-- BEGIN DATA EXCERPTS --

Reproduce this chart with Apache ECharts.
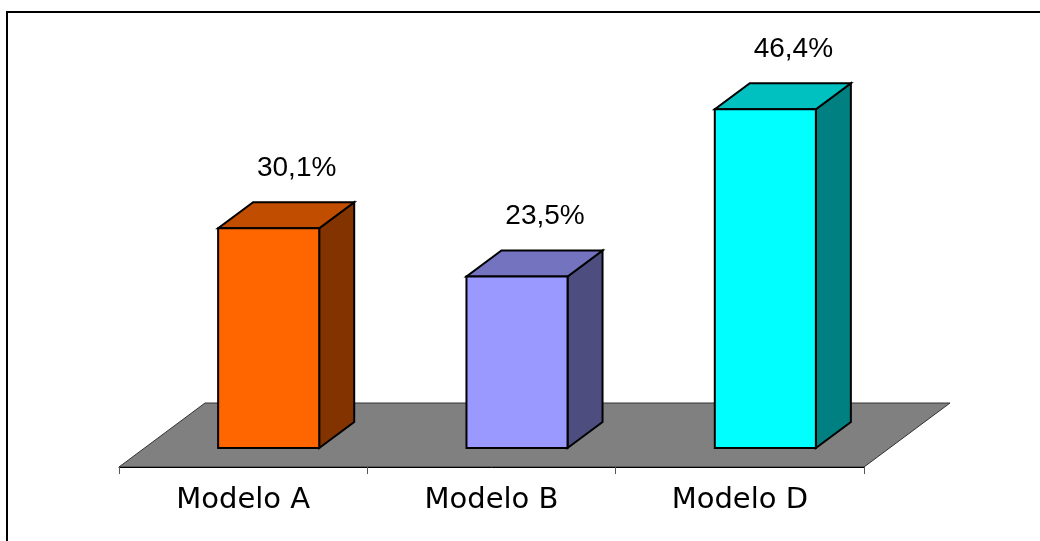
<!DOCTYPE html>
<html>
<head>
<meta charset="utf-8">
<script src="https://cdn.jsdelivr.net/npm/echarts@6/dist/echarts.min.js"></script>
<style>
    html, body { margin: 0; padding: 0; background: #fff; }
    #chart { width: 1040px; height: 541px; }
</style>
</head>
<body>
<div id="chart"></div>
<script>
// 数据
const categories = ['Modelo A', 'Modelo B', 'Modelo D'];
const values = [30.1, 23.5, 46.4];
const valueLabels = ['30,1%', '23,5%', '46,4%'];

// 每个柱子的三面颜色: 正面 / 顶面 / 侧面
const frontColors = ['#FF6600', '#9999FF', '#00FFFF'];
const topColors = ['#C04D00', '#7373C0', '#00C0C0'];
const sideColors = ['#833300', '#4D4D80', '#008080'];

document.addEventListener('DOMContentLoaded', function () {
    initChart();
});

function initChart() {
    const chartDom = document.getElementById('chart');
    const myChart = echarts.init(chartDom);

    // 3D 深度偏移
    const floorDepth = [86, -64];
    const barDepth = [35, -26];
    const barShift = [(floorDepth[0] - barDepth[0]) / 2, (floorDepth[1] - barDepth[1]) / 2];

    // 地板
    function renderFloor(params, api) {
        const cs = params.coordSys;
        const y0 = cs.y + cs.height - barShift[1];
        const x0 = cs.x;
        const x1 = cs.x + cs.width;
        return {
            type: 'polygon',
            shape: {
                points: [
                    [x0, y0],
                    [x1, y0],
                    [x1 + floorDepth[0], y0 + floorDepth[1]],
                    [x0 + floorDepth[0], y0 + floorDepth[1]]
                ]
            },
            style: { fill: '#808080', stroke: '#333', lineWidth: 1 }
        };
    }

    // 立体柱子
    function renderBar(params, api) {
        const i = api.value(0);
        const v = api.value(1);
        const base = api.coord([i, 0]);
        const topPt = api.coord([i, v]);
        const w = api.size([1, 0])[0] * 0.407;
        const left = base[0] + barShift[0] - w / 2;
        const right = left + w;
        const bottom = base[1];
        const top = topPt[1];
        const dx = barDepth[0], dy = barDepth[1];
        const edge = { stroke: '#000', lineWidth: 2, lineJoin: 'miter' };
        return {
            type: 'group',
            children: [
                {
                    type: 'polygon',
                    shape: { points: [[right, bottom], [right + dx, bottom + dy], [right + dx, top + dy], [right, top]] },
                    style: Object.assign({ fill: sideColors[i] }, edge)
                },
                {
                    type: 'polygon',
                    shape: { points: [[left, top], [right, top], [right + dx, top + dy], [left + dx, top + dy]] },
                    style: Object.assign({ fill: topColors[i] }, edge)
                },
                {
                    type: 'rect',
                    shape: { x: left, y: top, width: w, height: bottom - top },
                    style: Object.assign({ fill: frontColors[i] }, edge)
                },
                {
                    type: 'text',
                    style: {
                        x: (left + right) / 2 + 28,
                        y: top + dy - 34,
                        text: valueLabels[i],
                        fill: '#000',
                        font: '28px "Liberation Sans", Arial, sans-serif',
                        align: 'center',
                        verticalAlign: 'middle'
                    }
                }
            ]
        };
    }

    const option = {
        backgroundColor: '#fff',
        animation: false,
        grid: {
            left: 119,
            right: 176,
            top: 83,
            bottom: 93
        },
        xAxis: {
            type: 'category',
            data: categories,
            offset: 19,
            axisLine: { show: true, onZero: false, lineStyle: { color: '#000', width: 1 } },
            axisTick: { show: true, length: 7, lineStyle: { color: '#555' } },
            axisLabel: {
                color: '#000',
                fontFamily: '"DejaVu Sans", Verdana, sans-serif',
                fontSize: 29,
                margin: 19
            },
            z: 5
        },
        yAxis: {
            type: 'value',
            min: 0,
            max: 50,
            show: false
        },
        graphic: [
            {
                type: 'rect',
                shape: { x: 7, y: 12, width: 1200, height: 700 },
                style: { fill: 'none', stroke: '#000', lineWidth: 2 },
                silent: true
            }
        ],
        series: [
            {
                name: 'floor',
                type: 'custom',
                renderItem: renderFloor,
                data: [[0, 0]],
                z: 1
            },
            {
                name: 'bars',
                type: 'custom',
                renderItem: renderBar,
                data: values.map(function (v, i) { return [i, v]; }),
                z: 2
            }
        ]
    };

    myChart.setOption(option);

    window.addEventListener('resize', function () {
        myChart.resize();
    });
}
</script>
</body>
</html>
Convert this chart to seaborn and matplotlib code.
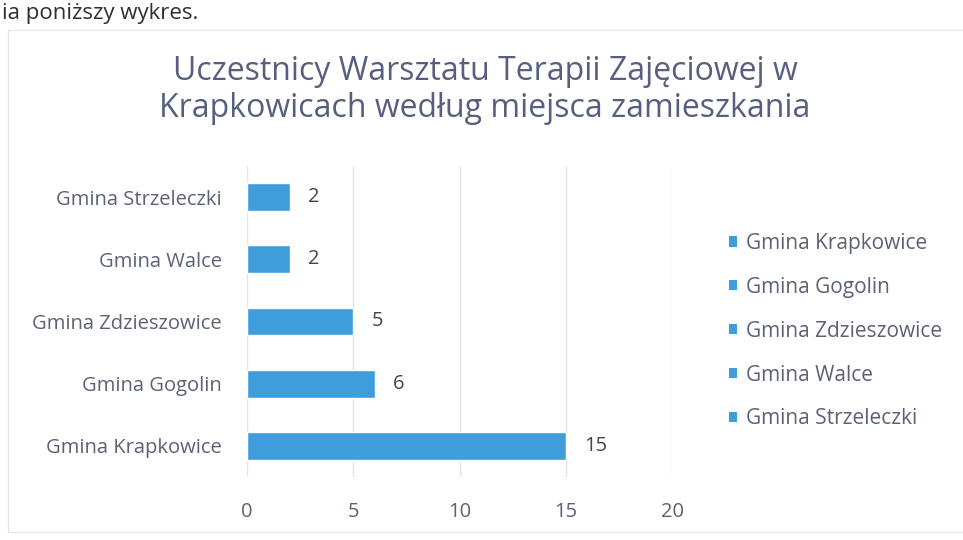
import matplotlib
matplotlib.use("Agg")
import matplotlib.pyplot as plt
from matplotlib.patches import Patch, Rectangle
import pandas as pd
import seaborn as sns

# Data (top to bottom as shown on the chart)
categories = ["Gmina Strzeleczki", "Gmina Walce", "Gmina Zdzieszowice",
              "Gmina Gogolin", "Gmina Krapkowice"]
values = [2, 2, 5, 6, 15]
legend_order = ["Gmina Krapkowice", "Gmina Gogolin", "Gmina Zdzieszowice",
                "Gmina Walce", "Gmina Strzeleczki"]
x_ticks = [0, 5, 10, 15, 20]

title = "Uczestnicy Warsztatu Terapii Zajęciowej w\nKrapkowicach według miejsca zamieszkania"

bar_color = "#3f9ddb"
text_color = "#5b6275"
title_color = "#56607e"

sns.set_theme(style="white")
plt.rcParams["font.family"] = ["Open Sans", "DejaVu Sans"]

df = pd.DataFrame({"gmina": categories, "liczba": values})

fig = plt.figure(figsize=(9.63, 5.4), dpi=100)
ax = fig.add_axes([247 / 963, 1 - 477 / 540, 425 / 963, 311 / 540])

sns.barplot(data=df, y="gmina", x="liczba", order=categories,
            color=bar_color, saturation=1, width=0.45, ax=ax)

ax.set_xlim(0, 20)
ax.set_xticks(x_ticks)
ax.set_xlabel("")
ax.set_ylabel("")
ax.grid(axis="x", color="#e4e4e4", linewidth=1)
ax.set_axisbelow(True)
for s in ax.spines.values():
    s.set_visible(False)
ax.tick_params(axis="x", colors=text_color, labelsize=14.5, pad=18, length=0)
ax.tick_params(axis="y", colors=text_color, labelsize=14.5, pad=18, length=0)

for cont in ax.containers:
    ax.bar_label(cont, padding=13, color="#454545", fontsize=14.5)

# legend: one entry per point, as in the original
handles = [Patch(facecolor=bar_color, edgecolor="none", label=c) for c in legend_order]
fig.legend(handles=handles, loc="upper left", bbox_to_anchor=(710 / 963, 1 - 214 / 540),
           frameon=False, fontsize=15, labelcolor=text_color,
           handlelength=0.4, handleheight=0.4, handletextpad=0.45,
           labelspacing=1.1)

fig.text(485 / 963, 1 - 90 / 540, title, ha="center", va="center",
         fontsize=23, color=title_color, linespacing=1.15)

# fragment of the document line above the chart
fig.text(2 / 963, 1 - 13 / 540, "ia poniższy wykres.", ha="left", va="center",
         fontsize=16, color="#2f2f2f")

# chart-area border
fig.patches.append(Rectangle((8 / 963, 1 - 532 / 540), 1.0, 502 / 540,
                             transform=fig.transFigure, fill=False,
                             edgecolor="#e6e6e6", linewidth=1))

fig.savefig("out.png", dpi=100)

-- END DATA EXCERPTS --

Copy the records above exactly, omitting every picture.

Reproduce this chart with Apache ECharts.
<!DOCTYPE html>
<html>
<head>
<meta charset="utf-8">
<script src="https://cdn.jsdelivr.net/npm/echarts@6/dist/echarts.min.js"></script>
<style>
    html, body { margin: 0; padding: 0; background: #fff; }
    #chart { width: 1040px; height: 541px; }
</style>
</head>
<body>
<div id="chart"></div>
<script>
// 数据
const categories = ['Modelo A', 'Modelo B', 'Modelo D'];
const values = [30.1, 23.5, 46.4];
const valueLabels = ['30,1%', '23,5%', '46,4%'];

// 每个柱子的三面颜色: 正面 / 顶面 / 侧面
const frontColors = ['#FF6600', '#9999FF', '#00FFFF'];
const topColors = ['#C04D00', '#7373C0', '#00C0C0'];
const sideColors = ['#833300', '#4D4D80', '#008080'];

document.addEventListener('DOMContentLoaded', function () {
    initChart();
});

function initChart() {
    const chartDom = document.getElementById('chart');
    const myChart = echarts.init(chartDom);

    // 3D 深度偏移
    const floorDepth = [86, -64];
    const barDepth = [35, -26];
    const barShift = [(floorDepth[0] - barDepth[0]) / 2, (floorDepth[1] - barDepth[1]) / 2];

    // 地板
    function renderFloor(params, api) {
        const cs = params.coordSys;
        const y0 = cs.y + cs.height - barShift[1];
        const x0 = cs.x;
        const x1 = cs.x + cs.width;
        return {
            type: 'polygon',
            shape: {
                points: [
                    [x0, y0],
                    [x1, y0],
                    [x1 + floorDepth[0], y0 + floorDepth[1]],
                    [x0 + floorDepth[0], y0 + floorDepth[1]]
                ]
            },
            style: { fill: '#808080', stroke: '#333', lineWidth: 1 }
        };
    }

    // 立体柱子
    function renderBar(params, api) {
        const i = api.value(0);
        const v = api.value(1);
        const base = api.coord([i, 0]);
        const topPt = api.coord([i, v]);
        const w = api.size([1, 0])[0] * 0.407;
        const left = base[0] + barShift[0] - w / 2;
        const right = left + w;
        const bottom = base[1];
        const top = topPt[1];
        const dx = barDepth[0], dy = barDepth[1];
        const edge = { stroke: '#000', lineWidth: 2, lineJoin: 'miter' };
        return {
            type: 'group',
            children: [
                {
                    type: 'polygon',
                    shape: { points: [[right, bottom], [right + dx, bottom + dy], [right + dx, top + dy], [right, top]] },
                    style: Object.assign({ fill: sideColors[i] }, edge)
                },
                {
                    type: 'polygon',
                    shape: { points: [[left, top], [right, top], [right + dx, top + dy], [left + dx, top + dy]] },
                    style: Object.assign({ fill: topColors[i] }, edge)
                },
                {
                    type: 'rect',
                    shape: { x: left, y: top, width: w, height: bottom - top },
                    style: Object.assign({ fill: frontColors[i] }, edge)
                },
                {
                    type: 'text',
                    style: {
                        x: (left + right) / 2 + 28,
                        y: top + dy - 34,
                        text: valueLabels[i],
                        fill: '#000',
                        font: '28px "Liberation Sans", Arial, sans-serif',
                        align: 'center',
                        verticalAlign: 'middle'
                    }
                }
            ]
        };
    }

    const option = {
        backgroundColor: '#fff',
        animation: false,
        grid: {
            left: 119,
            right: 176,
            top: 83,
            bottom: 93
        },
        xAxis: {
            type: 'category',
            data: categories,
            offset: 19,
            axisLine: { show: true, onZero: false, lineStyle: { color: '#000', width: 1 } },
            axisTick: { show: true, length: 7, lineStyle: { color: '#555' } },
            axisLabel: {
                color: '#000',
                fontFamily: '"DejaVu Sans", Verdana, sans-serif',
                fontSize: 29,
                margin: 19
            },
            z: 5
        },
        yAxis: {
            type: 'value',
            min: 0,
            max: 50,
            show: false
        },
        graphic: [
            {
                type: 'rect',
                shape: { x: 7, y: 12, width: 1200, height: 700 },
                style: { fill: 'none', stroke: '#000', lineWidth: 2 },
                silent: true
            }
        ],
        series: [
            {
                name: 'floor',
                type: 'custom',
                renderItem: renderFloor,
                data: [[0, 0]],
                z: 1
            },
            {
                name: 'bars',
                type: 'custom',
                renderItem: renderBar,
                data: values.map(function (v, i) { return [i, v]; }),
                z: 2
            }
        ]
    };

    myChart.setOption(option);

    window.addEventListener('resize', function () {
        myChart.resize();
    });
}
</script>
</body>
</html>
Convert this chart to seaborn and matplotlib code.
import matplotlib
matplotlib.use("Agg")
import matplotlib.pyplot as plt
from matplotlib.patches import Patch, Rectangle
import pandas as pd
import seaborn as sns

# Data (top to bottom as shown on the chart)
categories = ["Gmina Strzeleczki", "Gmina Walce", "Gmina Zdzieszowice",
              "Gmina Gogolin", "Gmina Krapkowice"]
values = [2, 2, 5, 6, 15]
legend_order = ["Gmina Krapkowice", "Gmina Gogolin", "Gmina Zdzieszowice",
                "Gmina Walce", "Gmina Strzeleczki"]
x_ticks = [0, 5, 10, 15, 20]

title = "Uczestnicy Warsztatu Terapii Zajęciowej w\nKrapkowicach według miejsca zamieszkania"

bar_color = "#3f9ddb"
text_color = "#5b6275"
title_color = "#56607e"

sns.set_theme(style="white")
plt.rcParams["font.family"] = ["Open Sans", "DejaVu Sans"]

df = pd.DataFrame({"gmina": categories, "liczba": values})

fig = plt.figure(figsize=(9.63, 5.4), dpi=100)
ax = fig.add_axes([247 / 963, 1 - 477 / 540, 425 / 963, 311 / 540])

sns.barplot(data=df, y="gmina", x="liczba", order=categories,
            color=bar_color, saturation=1, width=0.45, ax=ax)

ax.set_xlim(0, 20)
ax.set_xticks(x_ticks)
ax.set_xlabel("")
ax.set_ylabel("")
ax.grid(axis="x", color="#e4e4e4", linewidth=1)
ax.set_axisbelow(True)
for s in ax.spines.values():
    s.set_visible(False)
ax.tick_params(axis="x", colors=text_color, labelsize=14.5, pad=18, length=0)
ax.tick_params(axis="y", colors=text_color, labelsize=14.5, pad=18, length=0)

for cont in ax.containers:
    ax.bar_label(cont, padding=13, color="#454545", fontsize=14.5)

# legend: one entry per point, as in the original
handles = [Patch(facecolor=bar_color, edgecolor="none", label=c) for c in legend_order]
fig.legend(handles=handles, loc="upper left", bbox_to_anchor=(710 / 963, 1 - 214 / 540),
           frameon=False, fontsize=15, labelcolor=text_color,
           handlelength=0.4, handleheight=0.4, handletextpad=0.45,
           labelspacing=1.1)

fig.text(485 / 963, 1 - 90 / 540, title, ha="center", va="center",
         fontsize=23, color=title_color, linespacing=1.15)

# fragment of the document line above the chart
fig.text(2 / 963, 1 - 13 / 540, "ia poniższy wykres.", ha="left", va="center",
         fontsize=16, color="#2f2f2f")

# chart-area border
fig.patches.append(Rectangle((8 / 963, 1 - 532 / 540), 1.0, 502 / 540,
                             transform=fig.transFigure, fill=False,
                             edgecolor="#e6e6e6", linewidth=1))

fig.savefig("out.png", dpi=100)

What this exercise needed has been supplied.